Director Luke Sheppard’s production is now officially open at the Shaftesbury Theatre
It is a truth not sufficiently acknowledged that something can be not very good but also hugely enjoyable at the same time. Not in the “so bad, it’s good” way. But just that sometimes you sit and watch something, and the analytical side of your brain is saying: “Oh, that’s a bit clunky” – and yet you find yourself smiling and swaying along.
That’s exactly how I feel about Just for One Day: The Live Aid Musical, which has transferred to the West End after opening last February at the Old Vic. Now neatly marking the 40th anniversary of the epic charity rock concert that raised millions for famine relief, it is a neat trick in jukebox musical nostalgia, framed by a bit of recent history about “the day when music brought the world together.”
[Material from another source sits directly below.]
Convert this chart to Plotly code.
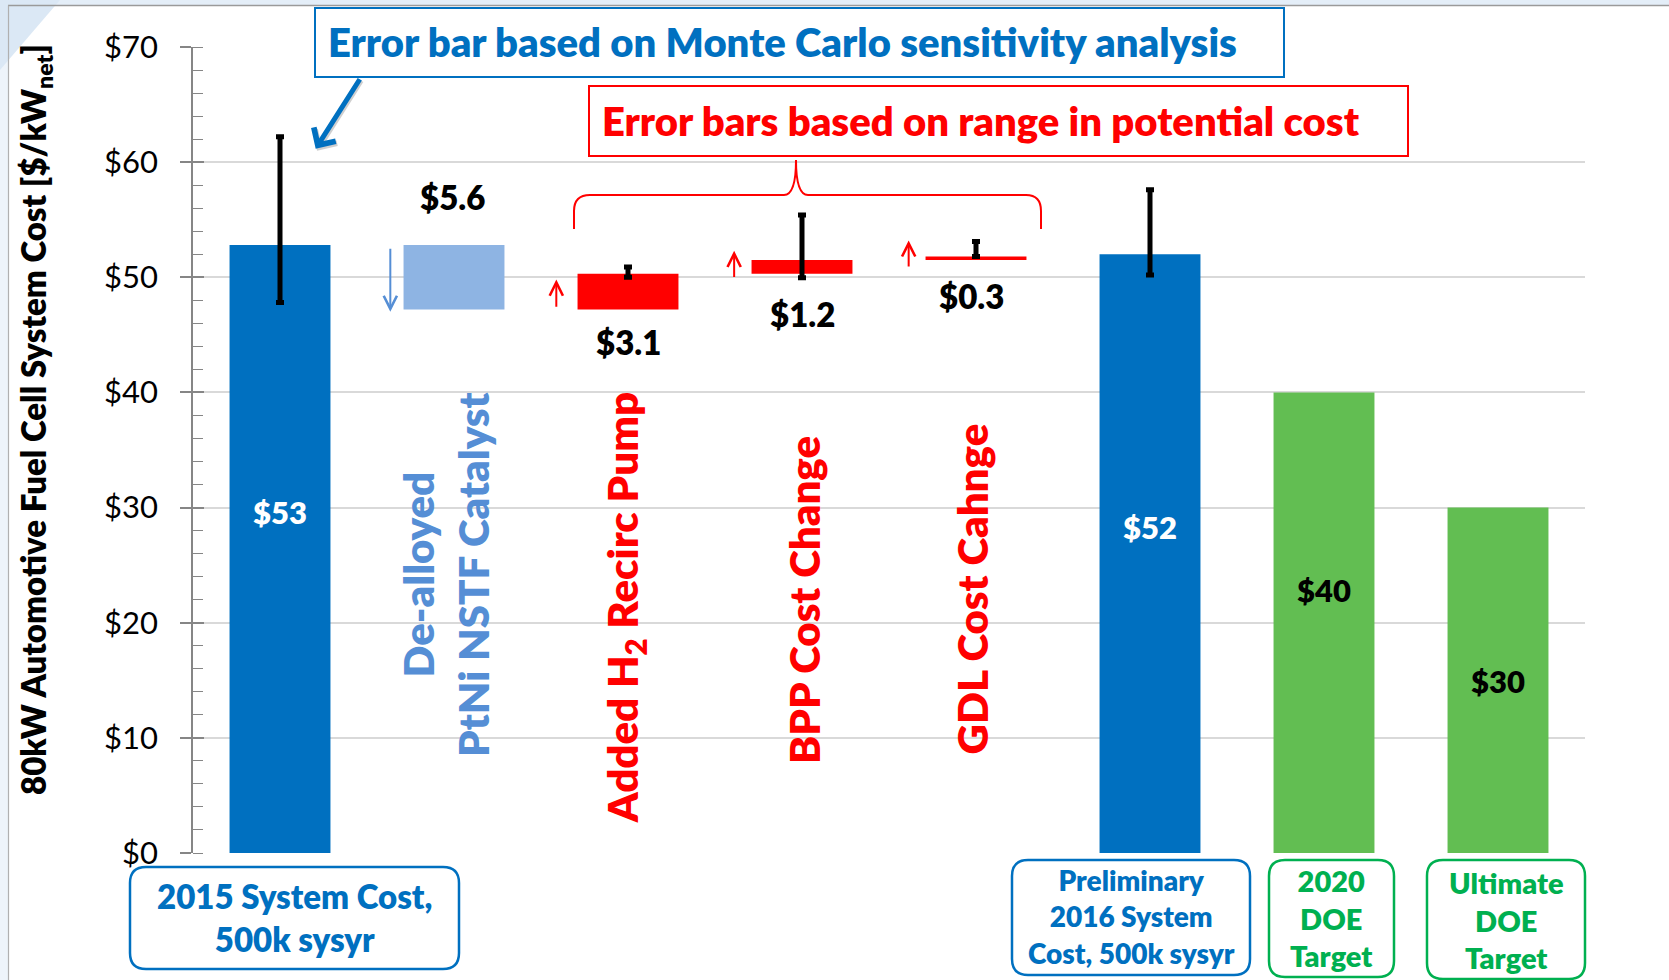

As a youthful cast belts out the hits of the 1980s to an audience sporting their original Live Aid T-shirts and their still-fond memories, it casts its feelgood spell once more. Seamlessly and fluently directed by Luke Sheppard, its cleverness lies in the way that it dispenses with lookalikes, or even soundalikes, and lets the music both evoke the past and make its mark in a reorchestrated and soaring present.
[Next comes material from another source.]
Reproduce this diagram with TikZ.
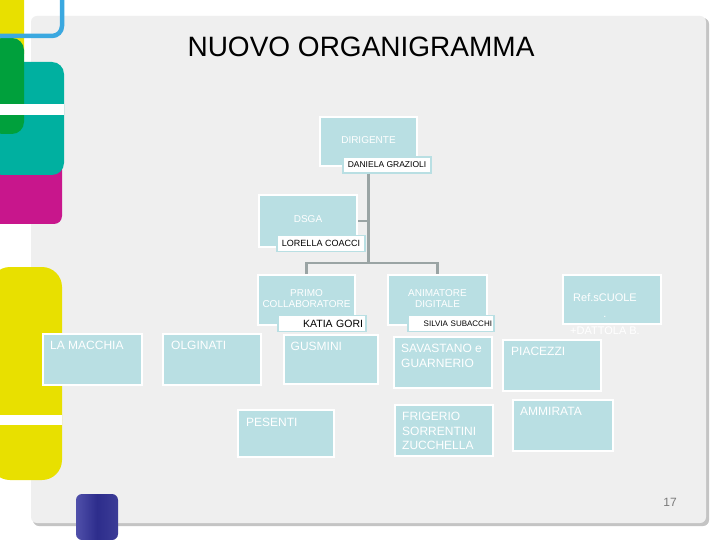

So you get the operatic voice of Freddie Love carving its way through a soaring “Bohemian Rhapsody”, igniting the concert in much the same way as Freddie Mercury did in front of a worldwide audience of 1.5 billion, as the concerts beamed from Wembley and Philadelphia. You get a charismatic George Ure (no relation, oddly) following in the footsteps of Midge Ure and Ultravox and sounding out a misty “Vienna”.
Best of all you get a terrific group of singers and an epic band, stacked in silhouette behind them in Soutra Gilmour’s stripped-back and flexible setting, roaring through hits from Sting, Paul McCartney, Run DMC, David Bowie and many, many more (captions on the proscenium arch make sure you know who is who). It would take a heart of stone not to have a bit of a good time.
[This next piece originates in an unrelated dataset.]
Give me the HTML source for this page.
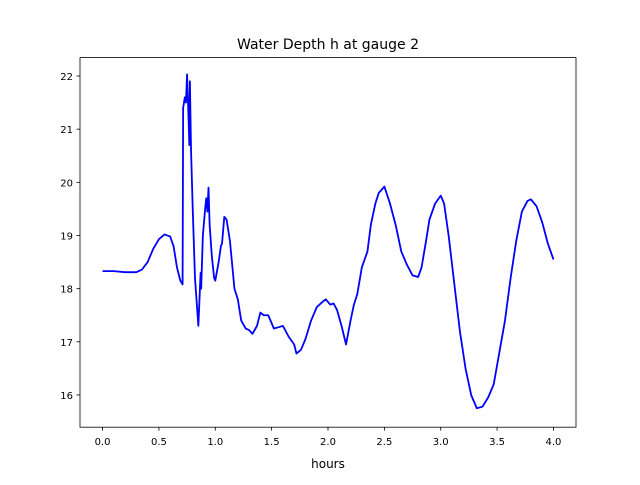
<!DOCTYPE html>
<html><head><meta charset="utf-8"><style>
body{margin:0;background:#fff}
svg text{font-family:"DejaVu Sans","Liberation Sans",sans-serif;fill:#000}
</style></head><body>
<svg id="chart" width="640" height="480" xmlns="http://www.w3.org/2000/svg">
<rect width="640" height="480" fill="#fff"/>
<text x="328" y="49" font-size="14" text-anchor="middle">Water Depth h at gauge 2</text>
<text x="328" y="468" font-size="12" text-anchor="middle">hours</text>
<g id="ticks"></g>
<path id="line" fill="none" stroke="#0000ff" stroke-width="1.8" stroke-linejoin="round"/>
<rect x="80" y="57.6" width="496" height="369.6" fill="none" stroke="#000" stroke-width="0.8"/>
</svg>
<script>
const hours=[0,0.1,0.2,0.3,0.35,0.4,0.45,0.5,0.55,0.6,0.63,0.66,0.69,0.71,0.715,0.73,0.74,0.75,0.76,0.77,0.775,0.785,0.8,0.82,0.85,0.87,0.875,0.89,0.91,0.92,0.93,0.94,0.95,0.97,0.99,1.0,1.03,1.05,1.06,1.08,1.1,1.13,1.17,1.2,1.23,1.27,1.3,1.33,1.37,1.4,1.43,1.47,1.52,1.57,1.6,1.65,1.7,1.72,1.76,1.8,1.85,1.9,1.95,1.98,2.02,2.05,2.08,2.12,2.16,2.2,2.23,2.26,2.3,2.35,2.38,2.42,2.45,2.5,2.55,2.6,2.65,2.7,2.75,2.8,2.83,2.87,2.9,2.95,3.0,3.03,3.07,3.12,3.17,3.22,3.27,3.32,3.37,3.42,3.47,3.52,3.57,3.62,3.67,3.72,3.77,3.8,3.85,3.9,3.95,4.0];
const depth=[18.33,18.33,18.31,18.31,18.36,18.5,18.75,18.93,19.02,18.98,18.8,18.4,18.15,18.08,21.4,21.6,21.5,22.03,21.4,20.7,21.9,20.6,19.5,18.2,17.3,18.3,18.0,19.0,19.5,19.7,19.45,19.9,19.2,18.6,18.2,18.15,18.5,18.8,18.85,19.35,19.3,18.9,18.0,17.8,17.4,17.25,17.22,17.15,17.3,17.55,17.5,17.5,17.25,17.28,17.3,17.1,16.95,16.78,16.85,17.05,17.4,17.65,17.75,17.8,17.7,17.72,17.6,17.3,16.95,17.4,17.7,17.9,18.4,18.7,19.2,19.6,19.8,19.92,19.6,19.2,18.7,18.45,18.25,18.22,18.4,18.9,19.3,19.6,19.75,19.6,19.0,18.1,17.2,16.5,16.0,15.75,15.78,15.95,16.2,16.8,17.4,18.2,18.9,19.45,19.65,19.68,19.55,19.25,18.85,18.55];
const xTicks=[0,0.5,1,1.5,2,2.5,3,3.5,4];
const yTicks=[16,17,18,19,20,21,22];
const sx=v=>80+(v+0.2)/4.4*496;
const sy=v=>427.2-(v-15.394)/(22.346-15.394)*369.6;
const NS="http://www.w3.org/2000/svg";
const g=document.getElementById('ticks');
function mk(t,a){const e=document.createElementNS(NS,t);for(const k in a)e.setAttribute(k,a[k]);g.appendChild(e);return e;}
xTicks.forEach(v=>{
 const l=mk('line',{x1:sx(v),x2:sx(v),y1:427.2,y2:430.7,stroke:'#000','stroke-width':0.8});
 
 
 const t=mk('text',{x:sx(v),y:445,'font-size':10,'text-anchor':'middle'});
 t.textContent=v.toFixed(1);
 
 
});
yTicks.forEach(v=>{
 const l=mk('line',{x1:76.5,x2:80,y1:sy(v),y2:sy(v),stroke:'#000','stroke-width':0.8});
 
 
 const t=mk('text',{x:73,y:sy(v)+4,'font-size':10,'text-anchor':'end'});
 t.textContent=String(v);
 
 
});
document.getElementById('line').setAttribute('d',hours.map((h,i)=>(i?'L':'M')+sx(h).toFixed(2)+','+sy(depth[i]).toFixed(2)).join(''));
</script>
</body></html>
But then there is John O’Farrell’s book, at moments witty but dreadfully overinsistent and earnest for most of the time. The story of the concert – from Bob Geldof’s viewing of the BBC report of starving children in Ethiopia, through the Christmas Band Aid release “Feed the World” and finally to world-conquering success – is seen through the eyes of Suzanne, an ordinary woman who was inspired to be there.
Although both Melissa Jacques and Hope Kenna are amiable presences, their constant repetition of the idea that this was a moment when ordinary people felt they could make a difference pays dwindling dividends. So does the addition of Suzanne’s daughter Jemma (Fayth Ifil), who introduces millennial scepticism, questioning Geldof’s motivation and success. Her challenges are both too insistent and don’t go quite far enough in their dissection of Western intervention in the politics of African countries.
In this context, Craige Els isn’t given much more to do than swagger and swear as Geldof, though he does both well. The arrival of Tim Mahendran’s Harvey Goldsmith considerably livens things up, not least because he actually has a character and some good lines. So does Julie Atherton’s Mrs Thatcher, engaging in patter songs and side-eyed shock with Geldof. Their scenes together seem freer from the burden of history than the rest of the show.
But there are always the songs (beautifully arranged and orchestrated by Matthew Brind) and the energy (choreographed by Ebony Molina) to fall back on. They send everyone out into the night with a grin on their face. The couple behind me were even planning to come back.